WHAT IS REQUIRED
Say how many lines hold the string "script"; please write nothing but the number.
--- START OF EXCERPTED DATA ---
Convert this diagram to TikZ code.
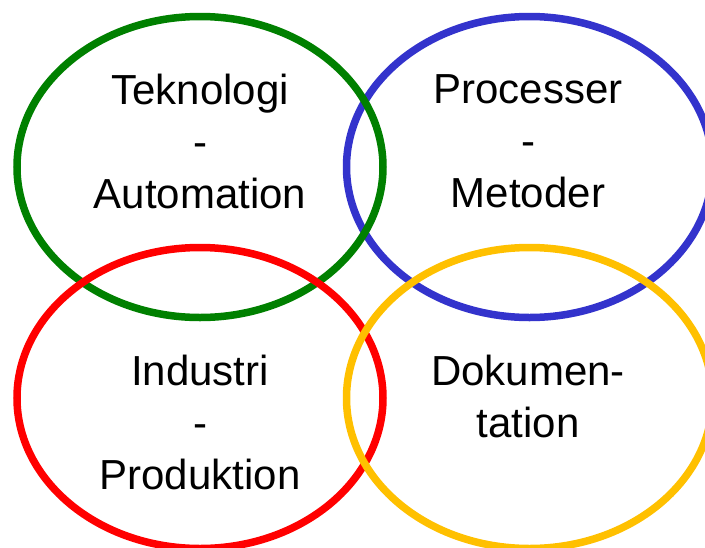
\documentclass[tikz,border=0pt]{standalone}
\usepackage{fontspec}
\setmainfont{Liberation Sans}
\definecolor{ringgreen}{RGB}{0,128,0}
\definecolor{ringblue}{RGB}{51,51,204}
\definecolor{ringred}{RGB}{255,0,0}
\definecolor{ringyellow}{RGB}{255,192,0}
\begin{document}
\begin{tikzpicture}[x=10pt,y=10pt]
    \tikzstyle{every node}+=[inner sep=0pt]
    \tikzstyle{ring}=[line width=7.5pt]
    \tikzstyle{label}=[align=center, font=\fontsize{42}{52}\selectfont]
    \useasboundingbox (0,0) rectangle (70.5,-54.7);
    \draw [ring, ringblue] (52.95,-16.7) ellipse (18.3 and 15.05);
    \draw [ring, ringgreen] (20.0,-16.7) ellipse (18.3 and 15.05);
    \draw [ring, ringred] (20.0,-39.8) ellipse (18.3 and 15.05);
    \draw [ring, ringyellow] (52.95,-39.8) ellipse (18.3 and 15.05);
    \node [label] (tech) at (20.0,-14.15) {Teknologi\\-\\Automation};
    \node [label] (proc) at (52.8,-14.15) {Processer\\-\\Metoder};
    \node [label] (ind) at (20.0,-42.25) {Industri\\-\\Produktion};
    \node [label] (doc) at (52.8,-39.6) {Dokumen-\\tation};
\end{tikzpicture}
\end{document}
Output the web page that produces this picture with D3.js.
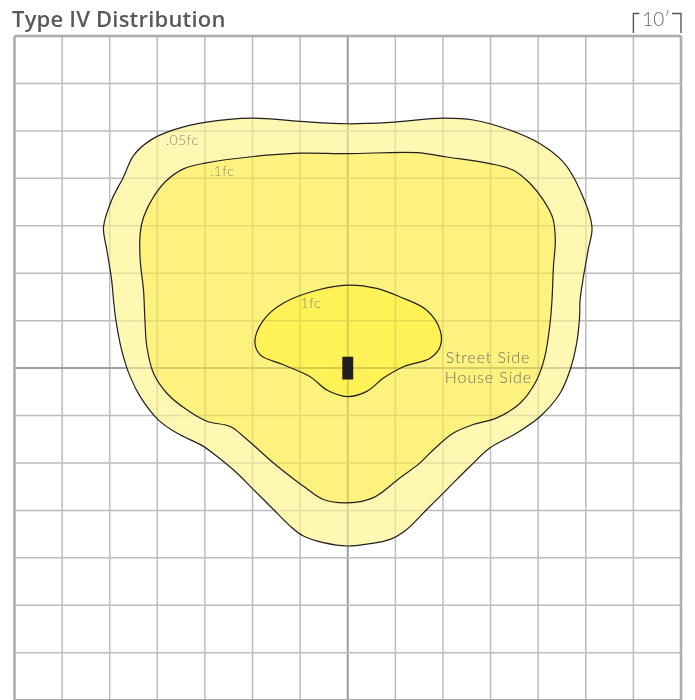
<!DOCTYPE html>
<html>
<head>
<meta charset="utf-8">
<script src="https://cdn.jsdelivr.net/npm/d3@7"></script>
<style>
  body { margin: 0; background: #fff; }
  svg { display: block; }
</style>
</head>
<body>
<div id="chart"></div>
<script>
// grid in feet, one cell = 10'
var gridTicks = d3.range(-70, 71, 10);

// iso-footcandle contours, [feet east, feet street-ward], clockwise from top
var contour005 = [[0, 51.5], [8.9, 51.8], [20.1, 52.7], [26.4, 52.3], [33.4, 50.4], [40.4, 47.3], [45.3, 43.4],
    [48.8, 37.5], [51.3, 29.7], [50.5, 24.9], [49.5, 19.2], [48.8, 14.3], [48.7, 10.8], [48.1, 5.3],
    [46.7, -0.4], [44.6, -5.3], [40.4, -10.2], [35.5, -13.7], [29.9, -16.8], [25.7, -20.7], [20.8, -25.6],
    [16.6, -29.8], [12.4, -34.0], [8.9, -36.1], [4.0, -37.1], [0, -37.5], [-5.1, -36.8], [-9.3, -35.4],
    [-12.1, -33.3], [-15.6, -29.8], [-19.8, -25.6], [-23.3, -22.1], [-27.5, -18.6], [-30.3, -16.5],
    [-35.9, -13.7], [-39.8, -10.9], [-43.6, -6.0], [-45.7, -1.8], [-47.5, 3.8], [-48.7, 10.1], [-49.2, 14.3],
    [-49.6, 18.6], [-50.6, 24.9], [-51.3, 29.7], [-49.6, 35.4], [-47.1, 40.3], [-45.0, 44.8], [-41.5, 48.0],
    [-36.6, 50.2], [-30.0, 51.8], [-20.0, 52.7], [-10.0, 52.0]];

var contour01 = [[0, 45.2], [14.5, 45.4], [20.8, 44.5], [29.9, 43.1], [34.8, 41.7], [38.3, 38.9], [41.1, 35.4],
    [43.1, 31.5], [43.6, 27.0], [43.2, 21.3], [42.9, 14.3], [42.5, 9.5], [41.4, 2.4], [39.7, -2.5],
    [36.2, -7.4], [31.3, -10.5], [26.4, -11.9], [22.2, -13.7], [18.0, -17.2], [14.8, -20.3], [11.0, -23.1],
    [5.4, -27.3], [0, -28.4], [-5.1, -27.7], [-9.3, -24.9], [-12.1, -22.8], [-15.6, -20.0], [-21.9, -14.4],
    [-24.7, -12.3], [-29.6, -11.2], [-33.8, -8.8], [-38.0, -5.3], [-40.8, -1.1], [-42.2, 4.5], [-42.6, 10.1],
    [-42.9, 16.4], [-43.6, 22.8], [-43.6, 28.4], [-42.9, 31.8], [-40.8, 36.1], [-38.0, 39.6], [-34.5, 42.0],
    [-30.0, 43.2], [-19.8, 44.6], [-10.0, 45.3]];

var contour1 = [[0, 17.5], [6.1, 16.8], [11.0, 15.0], [16.6, 12.2], [19.4, 8.0], [19.4, 4.5], [17.3, 2.1],
    [11.7, 0.3], [7.5, -2.1], [4.0, -4.9], [0, -6.0], [-4.4, -4.6], [-7.9, -1.8], [-13.5, 0.7], [-18.4, 2.8],
    [-19.5, 5.6], [-17.7, 10.1], [-13.5, 13.7], [-6.5, 16.4]];

var contourNames = [".05fc", ".1fc", "1fc"];
var contourColors = ["#fef8b3", "#fdf27d", "#fef257"];

// label anchors (feet)
var labelText = [".05fc", ".1fc", "1fc", "Street Side", "House Side"];
var labelX = [-38.2, -28.9, -9.9, 20.6, 20.4];
var labelY = [47.0, 40.4, 12.7, 1.0, -3.1];

var width = 695, height = 700;

var x = d3.scaleLinear().domain([-70, 70]).range([14.5, 681]);
var y = d3.scaleLinear().domain([-70, 70]).range([700.2, 36]);

var svg = d3.select("#chart").append("svg")
    .attr("width", width)
    .attr("height", height);

svg.append("text")
    .attr("x", 12)
    .attr("y", 27)
    .attr("font-family", "'Open Sans', sans-serif")
    .attr("font-weight", 600)
    .attr("font-size", 22)
    .attr("letter-spacing", 0.2)
    .attr("fill", "#58595b")
    .text("Type IV Distribution");

// scale bracket over the last cell
var sb = svg.append("g").attr("fill", "none").attr("stroke", "#555").attr("stroke-width", 1.4);
sb.append("path").attr("d", "M" + x(60) + ",33V13.5H" + (x(60) + 6));
sb.append("path").attr("d", "M" + (x(70) - 9) + ",13.5H" + x(70) + "V33");
svg.append("text")
    .attr("x", (x(60) + x(70)) / 2 - 1)
    .attr("y", 26)
    .attr("text-anchor", "middle")
    .attr("font-family", "Lato, sans-serif")
    .attr("font-weight", 300)
    .attr("font-size", 19)
    .attr("fill", "#666")
    .text("10\u2032");

var line = d3.line()
    .x(function (d) { return x(d[0]); })
    .y(function (d) { return y(d[1]); })
    .curve(d3.curveCatmullRomClosed.alpha(0.5));

function gridColor(d) { return d === 0 ? "#bcbcc0" : (Math.abs(d) === 70 ? "#c6c6ca" : "#d3d3d3"); }
function gridWidth(d) { return d === 0 ? 2 : (Math.abs(d) === 70 ? 2.5 : 1.5); }

function drawGrid(g) {
    g.selectAll("line.v").data(gridTicks).enter().append("line")
        .attr("x1", function (d) { return x(d); })
        .attr("x2", function (d) { return x(d); })
        .attr("y1", y(70)).attr("y2", y(-70))
        .attr("stroke", gridColor)
        .attr("stroke-width", gridWidth);
    g.selectAll("line.h").data(gridTicks).enter().append("line")
        .attr("y1", function (d) { return y(d); })
        .attr("y2", function (d) { return y(d); })
        .attr("x1", x(-70)).attr("x2", x(70))
        .attr("stroke", gridColor)
        .attr("stroke-width", gridWidth);
}

drawGrid(svg.append("g"));

var contours = [contour005, contour01, contour1];
svg.append("g").selectAll("path").data(contours).enter().append("path")
    .attr("d", line)
    .attr("fill", function (d, i) { return contourColors[i]; })
    .attr("stroke", "#231f20")
    .attr("stroke-width", 1.2);

// grid seen through the fills
drawGrid(svg.append("g").style("mix-blend-mode", "multiply").attr("opacity", 0.6));

// fixture
svg.append("rect")
    .attr("x", x(-1.15)).attr("width", x(1.15) - x(-1.15))
    .attr("y", y(2.4)).attr("height", y(-2.4) - y(2.4))
    .attr("fill", "#231f20");

svg.append("g").selectAll("text").data(labelText).enter().append("text")
    .attr("x", function (d, i) { return x(labelX[i]); })
    .attr("y", function (d, i) { return y(labelY[i]); })
    .attr("font-family", "Lato, sans-serif")
    .attr("font-weight", 300)
    .attr("font-size", function (d, i) { return i < 3 ? 14 : 16; })
    .attr("letter-spacing", function (d, i) { return i < 3 ? 0.4 : 0.9; })
    .attr("fill", function (d, i) { return i < 3 ? "#8a8a80" : "#707070"; })
    .text(function (d) { return d; });
</script>
</body>
</html>
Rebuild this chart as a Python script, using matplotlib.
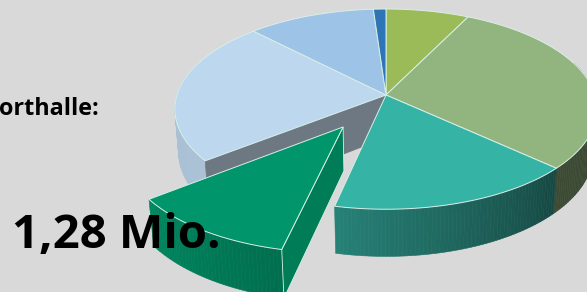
--- END OF EXCERPTED DATA ---
ANSWER FOR THE TASK
4